On 12 March, the Persimmon (LSE:PSN) share price fell sharply after the company released its results for the year ended 31 December 2023. It’s now down 5% from its pre-announcement level.
Results
In 2023, completions were 9,922 — slightly higher than the company’s previous guidance of 9,750. But revenue was £2.54bn — lower than the consensus forecast of £2.6bn.
Of more concern was a significant decline in the operating margin. Despite seeing a 2.9% increase in its average selling price (ASP) to £255,752, it fell from 27.2% in 2022, to 14%, in 2023. Rampant build cost inflation and additional sales incentives were to blame.
Not surprisingly, diluted earnings per share were 67% lower, at 82.4p (2022: 247.3p).
However, despite the fall in profits, the directors recommended a final dividend of 40p for the year. If approved, the total payout for 2023 will be 60p, implying a current yield of 4.6%.
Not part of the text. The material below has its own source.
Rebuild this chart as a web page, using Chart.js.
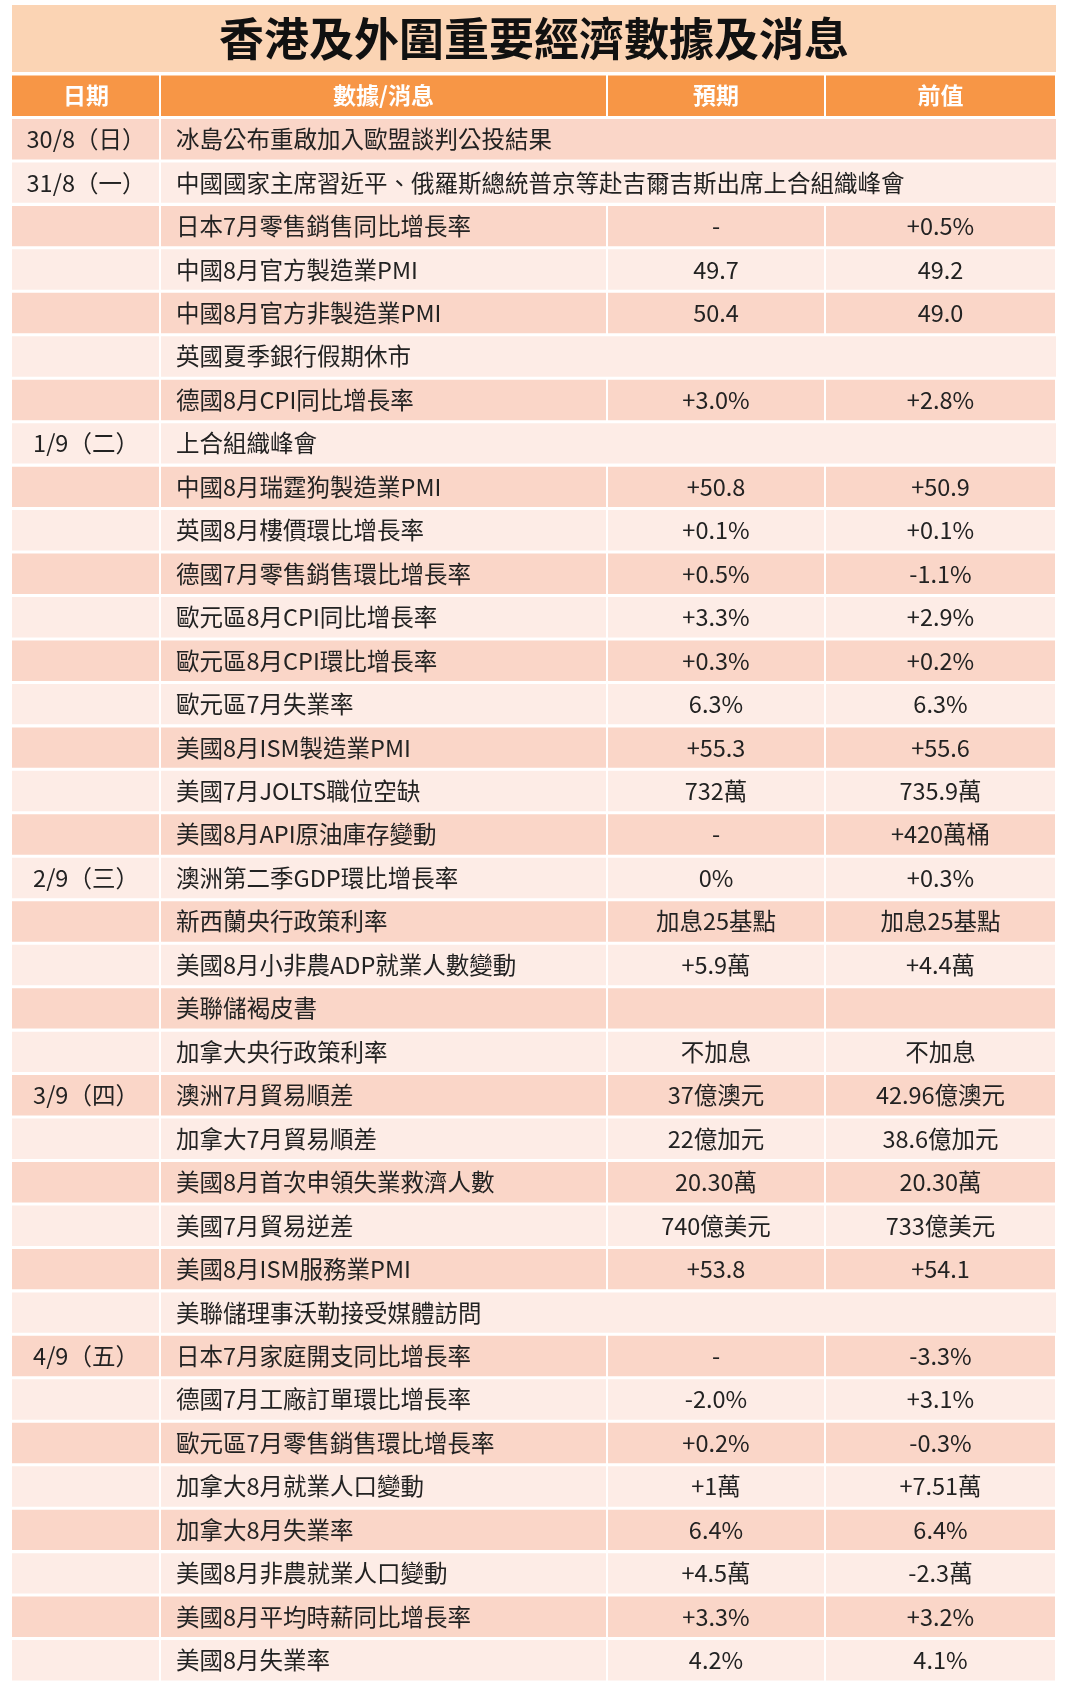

This is a very different picture to 2019 when the company was able to return 235p to shareholders after reporting an operating profit of £1.037bn (2023: £355m).
Measure | 2019 | 2020 | 2021 | 2022 | 2023 |
---|---|---|---|---|---|
Completions | 15,855 | 13,575 | 14,551 | 14,868 | 9,922 |
Housing revenue (£m) | 3,420 | 3,130 | 3,450 | 3,696 | 2,538 |
Underlying operating profit (£m) | 1,037 | 863 | 967 | 1,007 | 355 |
Operating margin (%) | 30.3 | 27.6 | 28.0 | 27.2 | 14.0 |
Earnings per share (pence) | 269.1 | 220.7 | 248.7 | 247.3 | 82.4 |
The key question
Given the economic backdrop, I expected the results to be disappointing. But as a shareholder, I want to know whether the collapse in the margin is a temporary blip, or likely to be more permanent?
The answer to this question has implications for future earnings and, therefore, the company’s dividend, which is my primary reason for owning the stock.
The company says it expects its 2024 operating margin to be “in line” with 2023.
It also reported that its ASP on private homes was £280k during the first few weeks of 2024. In 2023, the ASP of social housing, which accounted for 22.6% of completions, was 46.5% lower.
If these figures are maintained throughout 2024, and the company builds at the top end of its forecast of 10,500 houses, Persimmon’s operating profit’s likely to be £369m — only marginally higher than in 2023.
Of course, there’s no guarantee the housing market will recover. But history suggests it will.
The chart below, using data from the Office of National Statistics, shows quarterly completions since 1983 and illustrates the cyclical nature of the market.
I believe the company will sell more houses when mortgages become cheaper. And most economists appear to be in agreement that UK interest rates have now peaked.
And the domestic economy’s expected to start growing again soon. This should enable Persimmon to raise its prices and help restore its margin. Its properties are 20% cheaper than the UK average, suggesting there’s significant scope to do this.
Final thoughts
Despite the risks of an uncertain housing market and inflation causing a further deterioration in the margin, I don’t plan to sell my shares. That’s because sales reservation rates are rising, cancellations are unchanged, and the company has 82,235 plots on which to build.
I’m also hoping for an increase in the dividend. In good times, the company returns nearly all its profits to shareholders. The current payout is equal to 73% of earnings. Later this year, if it becomes clearer that the housing market is recovering, I believe there’ll be headroom to increase this further.
Maybe that’s why Persimmon’s chief executive spent £100,216 on ‘results day’ buying more of the company’s shares.